Lockhart Explains Support for Monetary Policy Moves
Slowing economic growth and stubbornly high unemployment justified the Federal Open Market Committee's (FOMC) decision this month to enact further monetary policy accommodation in support of the nation's economic recovery, Federal Reserve Bank of Atlanta President Dennis Lockhart said in a speech on September 21.
"For me," Lockhart told the Atlanta Institute of Internal Auditors, "the policy question was what tools in combination have the greatest chance of producing real results in terms of faster growth and employment gains while preserving price stability."
Fed using multiple approaches
The FOMC has indeed deployed a combination of tools. Lockhart reviewed the key elements of the FOMC accommodation announced September 13—highlighted by the decision to purchase $40 billion a month of agency mortgage-backed securities (MBS)—and put those in the context of the cumulative monetary measures the committee has deployed thus far.
Those measures include:
- The federal funds rate has been at a range of 0 percent to 0.25 percent since December 2008, and in a series of communications the FOMC has indicated the policy rate would likely stay that low at least through mid-2015.

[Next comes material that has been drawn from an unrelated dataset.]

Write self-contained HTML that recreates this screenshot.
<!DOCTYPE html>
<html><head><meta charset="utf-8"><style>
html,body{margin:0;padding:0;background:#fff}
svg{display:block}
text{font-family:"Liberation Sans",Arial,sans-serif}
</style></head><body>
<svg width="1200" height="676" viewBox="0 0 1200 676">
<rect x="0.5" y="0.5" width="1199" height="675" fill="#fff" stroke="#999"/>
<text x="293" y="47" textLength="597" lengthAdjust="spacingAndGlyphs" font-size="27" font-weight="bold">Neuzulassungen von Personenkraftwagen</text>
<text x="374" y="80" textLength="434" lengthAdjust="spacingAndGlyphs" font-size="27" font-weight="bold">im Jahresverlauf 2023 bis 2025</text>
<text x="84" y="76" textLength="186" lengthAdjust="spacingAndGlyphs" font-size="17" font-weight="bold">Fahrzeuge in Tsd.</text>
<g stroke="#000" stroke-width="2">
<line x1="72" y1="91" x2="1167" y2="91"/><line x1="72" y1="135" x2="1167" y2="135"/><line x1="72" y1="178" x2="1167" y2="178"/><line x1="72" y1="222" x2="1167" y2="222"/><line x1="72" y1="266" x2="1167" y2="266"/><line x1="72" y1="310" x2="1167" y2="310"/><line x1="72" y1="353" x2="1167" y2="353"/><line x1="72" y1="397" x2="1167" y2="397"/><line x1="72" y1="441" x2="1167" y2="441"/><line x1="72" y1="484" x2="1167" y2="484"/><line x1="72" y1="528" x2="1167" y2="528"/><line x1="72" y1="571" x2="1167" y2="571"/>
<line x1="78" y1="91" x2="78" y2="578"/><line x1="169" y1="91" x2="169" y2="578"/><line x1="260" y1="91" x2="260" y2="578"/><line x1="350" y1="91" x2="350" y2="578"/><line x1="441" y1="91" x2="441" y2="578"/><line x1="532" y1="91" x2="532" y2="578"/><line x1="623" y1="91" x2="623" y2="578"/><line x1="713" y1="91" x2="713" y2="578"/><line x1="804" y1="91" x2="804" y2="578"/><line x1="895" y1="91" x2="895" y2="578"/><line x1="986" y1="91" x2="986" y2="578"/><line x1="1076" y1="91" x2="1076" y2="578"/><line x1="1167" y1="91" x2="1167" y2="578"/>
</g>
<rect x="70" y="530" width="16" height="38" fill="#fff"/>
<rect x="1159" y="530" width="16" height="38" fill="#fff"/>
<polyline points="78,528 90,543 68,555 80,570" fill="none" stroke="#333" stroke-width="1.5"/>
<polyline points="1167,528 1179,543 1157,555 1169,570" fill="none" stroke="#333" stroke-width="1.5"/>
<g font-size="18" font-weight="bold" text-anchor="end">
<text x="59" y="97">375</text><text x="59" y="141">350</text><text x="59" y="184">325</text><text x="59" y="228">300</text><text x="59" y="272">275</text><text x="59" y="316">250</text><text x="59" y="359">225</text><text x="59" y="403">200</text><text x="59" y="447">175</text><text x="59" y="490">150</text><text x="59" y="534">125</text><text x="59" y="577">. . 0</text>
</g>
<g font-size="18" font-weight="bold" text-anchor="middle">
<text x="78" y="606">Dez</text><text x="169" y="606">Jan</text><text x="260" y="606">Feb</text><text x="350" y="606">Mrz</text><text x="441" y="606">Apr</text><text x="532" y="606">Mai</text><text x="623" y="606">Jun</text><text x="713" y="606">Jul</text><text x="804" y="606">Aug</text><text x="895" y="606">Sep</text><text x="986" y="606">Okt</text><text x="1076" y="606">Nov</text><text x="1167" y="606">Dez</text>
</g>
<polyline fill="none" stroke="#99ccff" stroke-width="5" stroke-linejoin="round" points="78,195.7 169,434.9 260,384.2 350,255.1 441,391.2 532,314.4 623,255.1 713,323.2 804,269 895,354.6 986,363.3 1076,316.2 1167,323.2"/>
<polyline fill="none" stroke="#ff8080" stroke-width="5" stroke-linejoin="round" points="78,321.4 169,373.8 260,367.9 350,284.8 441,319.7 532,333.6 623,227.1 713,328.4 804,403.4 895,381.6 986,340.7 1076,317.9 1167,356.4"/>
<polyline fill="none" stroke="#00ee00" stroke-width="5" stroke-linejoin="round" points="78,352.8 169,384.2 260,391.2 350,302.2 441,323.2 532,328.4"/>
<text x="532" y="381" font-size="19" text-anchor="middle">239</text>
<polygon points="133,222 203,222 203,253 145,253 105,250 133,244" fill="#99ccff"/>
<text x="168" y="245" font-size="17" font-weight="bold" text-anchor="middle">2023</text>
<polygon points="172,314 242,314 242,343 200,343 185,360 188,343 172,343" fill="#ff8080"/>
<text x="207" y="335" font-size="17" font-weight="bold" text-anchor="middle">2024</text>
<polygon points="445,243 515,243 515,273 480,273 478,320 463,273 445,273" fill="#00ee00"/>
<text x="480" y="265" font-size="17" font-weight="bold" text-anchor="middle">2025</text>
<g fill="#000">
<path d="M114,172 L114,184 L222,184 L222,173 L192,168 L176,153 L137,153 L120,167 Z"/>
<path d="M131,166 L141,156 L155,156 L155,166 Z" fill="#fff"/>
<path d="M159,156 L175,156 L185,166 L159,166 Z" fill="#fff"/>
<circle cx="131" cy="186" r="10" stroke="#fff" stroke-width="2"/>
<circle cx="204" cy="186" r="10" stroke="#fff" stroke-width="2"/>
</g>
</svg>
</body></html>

- In the statement following the September 12–13 meeting, the committee reinforced the rate guidance by explaining that the low rate policy will likely remain even after the economy shows signs of reviving, provided the inflation outlook remains calm.
- The FOMC has expanded its balance sheet from about $900 billion at the end of 2007 to roughly $2.9 trillion. This increase resulted from emergency lending during the 2008 financial crisis—two rounds of large-scale asset purchases with a third initiated this month.
MBS purchases well-timed
This month's FOMC actions represent a "forceful attempt" to improve the economic outlook, Lockhart said. "I supported the package of policy measures because I believe together they will help," he explained. "The necessary natural healing from the large disruption of the financial crisis will certainly be supported, and likely accelerated, by the stance of policy with the new features introduced last week."

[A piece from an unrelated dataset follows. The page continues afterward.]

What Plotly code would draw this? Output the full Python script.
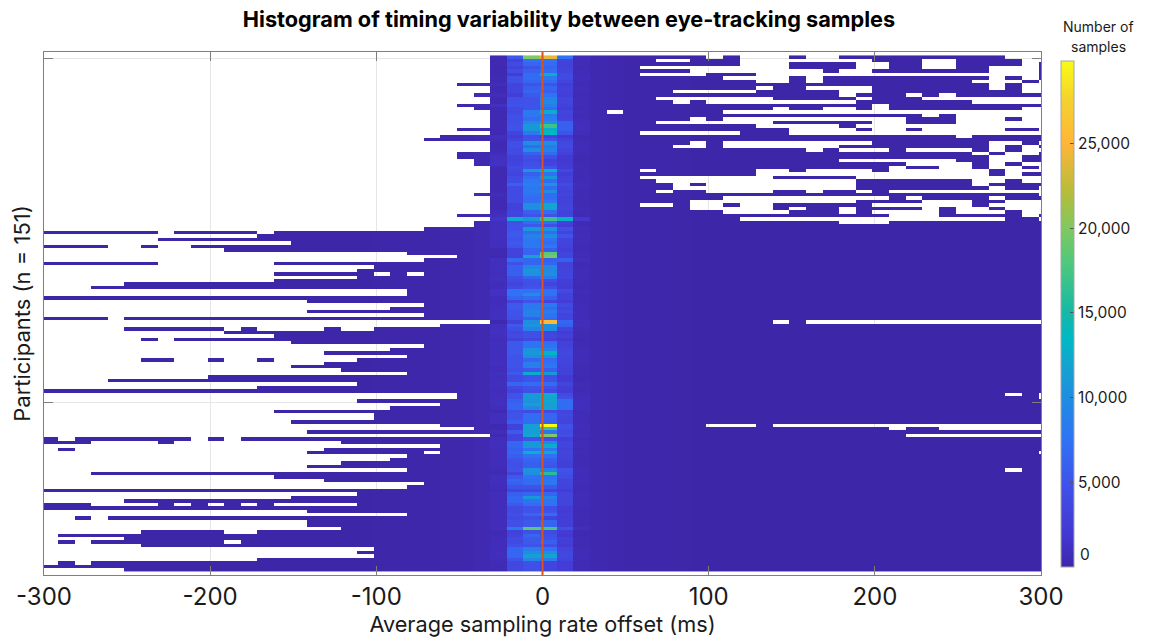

Lockhart said the MBS purchase program is timely in light of recent improvement in the housing market. The Fed securities purchases should keep downward pressure on mortgage rates and thus stimulate home buying, helping to raise home prices. Rising home prices should, in turn, contribute to consumer confidence.&
"An improving housing sector will help calm one headwind that has impeded a stronger recovery," Lockhart said.